11 Responses to “How hard is programming?”

  1. gasstationwithoutpumps Says:

    That looks like a Java or C program, translated into Python.

    A simpler solution would be

    print(sum(i for i in range(8) if i%==0))

  2. gasstationwithoutpumps Says:

    That looks like a Java or C program, translated into Python.

    A simpler solution would be

    print(sum(i for i in range(8) if i%2==0))

    (Correcting the typo in my previous comment—I hit return instead of backspacing)

    One of the nice things about Python is that it often doesn’t require extraneous variables and loops—the iterations can often be done in expressions, and powerful operators like sum are commonly available.

  3. zamanskym Says:

    It’s true that generators like:

    print(sum(i for i in range(8) if i%2==0))

    Can be cleaner and more elegant for an experienced programmer, but they can also be very difficult for beginners to wrap their heads around.
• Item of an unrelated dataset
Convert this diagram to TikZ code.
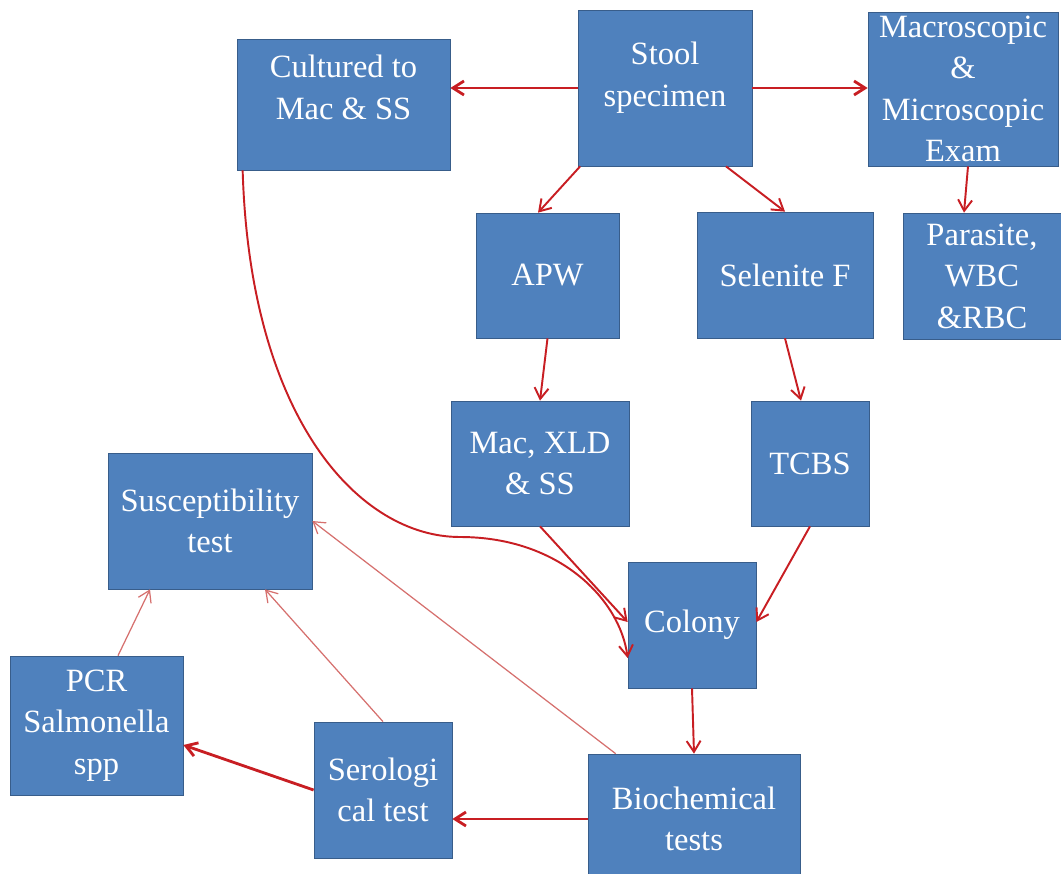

They’re also not a substitute in terms of developing a students problem solving and thought skills.

    On a related side, it was interesting to note that in the Udacity courses (at least the first few that I looked over) they avoided list comprehension type stuff and explicitly looped.

    As a programmer I was “aaah – it’s so inelegant and clunky!!!!” but as an educator I felt it was probably the right thing.

  4. gflint Says:

    Looking at that one-liner I can sort of figure it out but I would never think of doing it that way for two reasons. The first is I do not know Python well enough to even understand how it exactly works after looking at it. Second it is not something I would want to use in a high school programming II class. I teach Programming I, II, III so I just do not see the purpose in coding like this. I write clunkers because they are easy for the kids to understand and trace. Clunkers also transfer across languages easily. On the other side I do wish I knew Python well enough to write things like that but with 4 months Python experience I am just happy to be able to write clunkers. I love elegance.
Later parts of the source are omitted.